De rechtbank heeft terecht vastgesteld dat de brief van appellant van 29 december 2016,
die door het Uwv als beroepschrift is doorgestuurd naar de rechtbank, geen beroepsgronden bevat. Ter zitting in hoger beroep heeft de gemachtigde van appellant erkend dat de gronden van het beroep niet binnen de daartoe gestelde termijn zijn ingediend en dat binnen die termijn evenmin om uitstel is verzocht.
4.3.
De gemachtigde van appellant heeft ter zitting gesteld dat de brieven die appellant op
7 maart 2017 en daarna naar de rechtbank heeft gestuurd, de gronden van het beroep bevatten en dat de termijnoverschrijding verschoonbaar moet worden geacht. De gemachtigde van appellant heeft haar stelling dat de overschrijding van de termijn verschoonbaar moet worden geacht, niet nader onderbouwd. De Raad is niet gebleken van omstandigheden die tot verschoonbaarheid van de termijnoverschrijding zouden moeten leiden.

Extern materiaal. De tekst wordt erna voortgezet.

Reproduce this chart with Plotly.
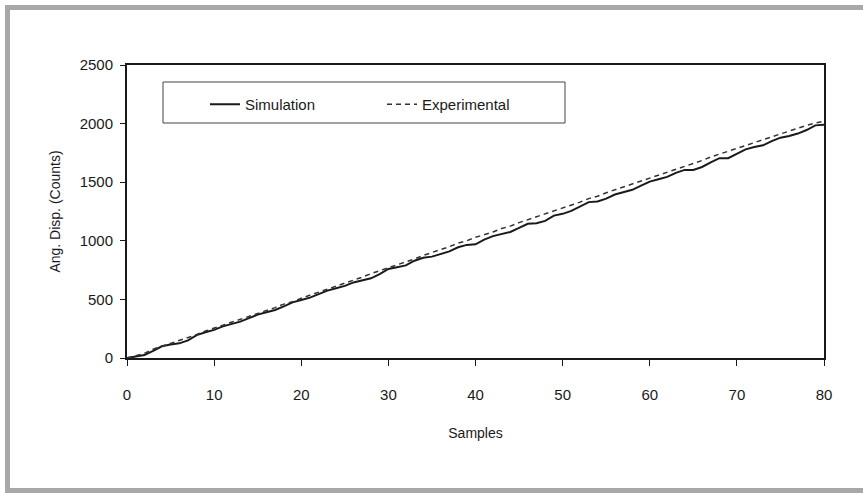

De rechtbank is terecht tot de conclusie gekomen dat het beroep niet-ontvankelijk is.
5. Overwegingen 4.2 en 4.3 leiden tot de conclusie dat het hoger beroep niet slaagt en de aangevallen uitspraak moet worden bevestigd, voor zover aangevallen.
6. Voor een veroordeling in de proceskosten bestaat geen aanleiding.

BESLISSING

De Centrale Raad van Beroep bevestigt de aangevallen uitspraak, voor zover aangevallen.
Deze uitspraak is gedaan door M. Greebe, in tegenwoordigheid van W.M. Swinkels als griffier. De beslissing is in het openbaar uitgesproken op 1 mei 2019.